SET EXERCISE. Go through the data below and copy it exactly, skipping every picture.

GIVEN MATERIAL.
=-=-=-=-=
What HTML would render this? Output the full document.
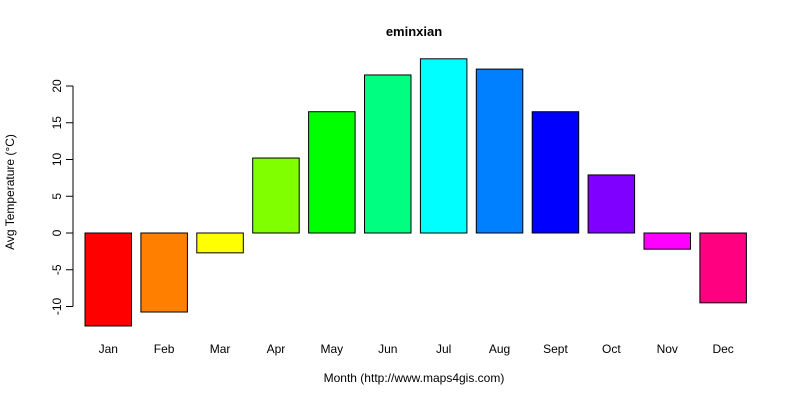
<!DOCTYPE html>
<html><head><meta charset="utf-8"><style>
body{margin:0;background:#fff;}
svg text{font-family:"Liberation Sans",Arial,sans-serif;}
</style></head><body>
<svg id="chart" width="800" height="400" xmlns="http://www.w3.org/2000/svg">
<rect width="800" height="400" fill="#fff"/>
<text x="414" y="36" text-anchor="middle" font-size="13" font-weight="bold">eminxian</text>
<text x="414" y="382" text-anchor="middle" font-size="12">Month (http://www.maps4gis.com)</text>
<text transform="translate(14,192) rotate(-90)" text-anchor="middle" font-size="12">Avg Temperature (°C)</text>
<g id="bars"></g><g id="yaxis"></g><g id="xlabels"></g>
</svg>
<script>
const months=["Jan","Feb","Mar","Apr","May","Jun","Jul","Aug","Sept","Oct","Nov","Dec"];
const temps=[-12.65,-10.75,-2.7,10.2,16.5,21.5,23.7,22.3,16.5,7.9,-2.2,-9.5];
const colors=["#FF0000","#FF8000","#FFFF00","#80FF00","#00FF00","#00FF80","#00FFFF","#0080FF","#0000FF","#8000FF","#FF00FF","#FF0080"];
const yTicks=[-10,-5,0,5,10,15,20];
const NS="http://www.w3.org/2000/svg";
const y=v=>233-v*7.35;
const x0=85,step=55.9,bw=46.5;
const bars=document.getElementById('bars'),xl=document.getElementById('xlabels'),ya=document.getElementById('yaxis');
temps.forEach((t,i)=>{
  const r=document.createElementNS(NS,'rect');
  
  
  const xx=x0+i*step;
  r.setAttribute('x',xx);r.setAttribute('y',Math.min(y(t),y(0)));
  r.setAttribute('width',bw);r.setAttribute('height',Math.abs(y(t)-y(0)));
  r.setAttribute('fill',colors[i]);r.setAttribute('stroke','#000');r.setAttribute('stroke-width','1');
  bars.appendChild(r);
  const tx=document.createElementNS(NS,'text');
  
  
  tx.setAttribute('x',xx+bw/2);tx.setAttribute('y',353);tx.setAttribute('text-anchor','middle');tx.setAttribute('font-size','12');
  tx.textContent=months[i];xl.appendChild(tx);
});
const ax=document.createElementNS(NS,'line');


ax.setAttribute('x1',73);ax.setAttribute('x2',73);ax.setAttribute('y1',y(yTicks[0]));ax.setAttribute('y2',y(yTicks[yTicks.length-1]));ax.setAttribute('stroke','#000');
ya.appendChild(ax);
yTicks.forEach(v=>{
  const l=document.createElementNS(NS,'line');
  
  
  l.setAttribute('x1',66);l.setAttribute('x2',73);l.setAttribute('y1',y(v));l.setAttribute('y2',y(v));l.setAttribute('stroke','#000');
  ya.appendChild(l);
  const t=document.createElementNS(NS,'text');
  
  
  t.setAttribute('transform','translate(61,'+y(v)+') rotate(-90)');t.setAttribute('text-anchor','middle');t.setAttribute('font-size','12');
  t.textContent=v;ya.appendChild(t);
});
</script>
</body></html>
=-=-=-=-=
FINAL RESULT.
What HTML would render this? Output the full document.
<!DOCTYPE html>
<html><head><meta charset="utf-8"><style>
body{margin:0;background:#fff;}
svg text{font-family:"Liberation Sans",Arial,sans-serif;}
</style></head><body>
<svg id="chart" width="800" height="400" xmlns="http://www.w3.org/2000/svg">
<rect width="800" height="400" fill="#fff"/>
<text x="414" y="36" text-anchor="middle" font-size="13" font-weight="bold">eminxian</text>
<text x="414" y="382" text-anchor="middle" font-size="12">Month (http://www.maps4gis.com)</text>
<text transform="translate(14,192) rotate(-90)" text-anchor="middle" font-size="12">Avg Temperature (°C)</text>
<g id="bars"></g><g id="yaxis"></g><g id="xlabels"></g>
</svg>
<script>
const months=["Jan","Feb","Mar","Apr","May","Jun","Jul","Aug","Sept","Oct","Nov","Dec"];
const temps=[-12.65,-10.75,-2.7,10.2,16.5,21.5,23.7,22.3,16.5,7.9,-2.2,-9.5];
const colors=["#FF0000","#FF8000","#FFFF00","#80FF00","#00FF00","#00FF80","#00FFFF","#0080FF","#0000FF","#8000FF","#FF00FF","#FF0080"];
const yTicks=[-10,-5,0,5,10,15,20];
const NS="http://www.w3.org/2000/svg";
const y=v=>233-v*7.35;
const x0=85,step=55.9,bw=46.5;
const bars=document.getElementById('bars'),xl=document.getElementById('xlabels'),ya=document.getElementById('yaxis');
temps.forEach((t,i)=>{
  const r=document.createElementNS(NS,'rect');
  
  
  const xx=x0+i*step;
  r.setAttribute('x',xx);r.setAttribute('y',Math.min(y(t),y(0)));
  r.setAttribute('width',bw);r.setAttribute('height',Math.abs(y(t)-y(0)));
  r.setAttribute('fill',colors[i]);r.setAttribute('stroke','#000');r.setAttribute('stroke-width','1');
  bars.appendChild(r);
  const tx=document.createElementNS(NS,'text');
  
  
  tx.setAttribute('x',xx+bw/2);tx.setAttribute('y',353);tx.setAttribute('text-anchor','middle');tx.setAttribute('font-size','12');
  tx.textContent=months[i];xl.appendChild(tx);
});
const ax=document.createElementNS(NS,'line');


ax.setAttribute('x1',73);ax.setAttribute('x2',73);ax.setAttribute('y1',y(yTicks[0]));ax.setAttribute('y2',y(yTicks[yTicks.length-1]));ax.setAttribute('stroke','#000');
ya.appendChild(ax);
yTicks.forEach(v=>{
  const l=document.createElementNS(NS,'line');
  
  
  l.setAttribute('x1',66);l.setAttribute('x2',73);l.setAttribute('y1',y(v));l.setAttribute('y2',y(v));l.setAttribute('stroke','#000');
  ya.appendChild(l);
  const t=document.createElementNS(NS,'text');
  
  
  t.setAttribute('transform','translate(61,'+y(v)+') rotate(-90)');t.setAttribute('text-anchor','middle');t.setAttribute('font-size','12');
  t.textContent=v;ya.appendChild(t);
});
</script>
</body></html>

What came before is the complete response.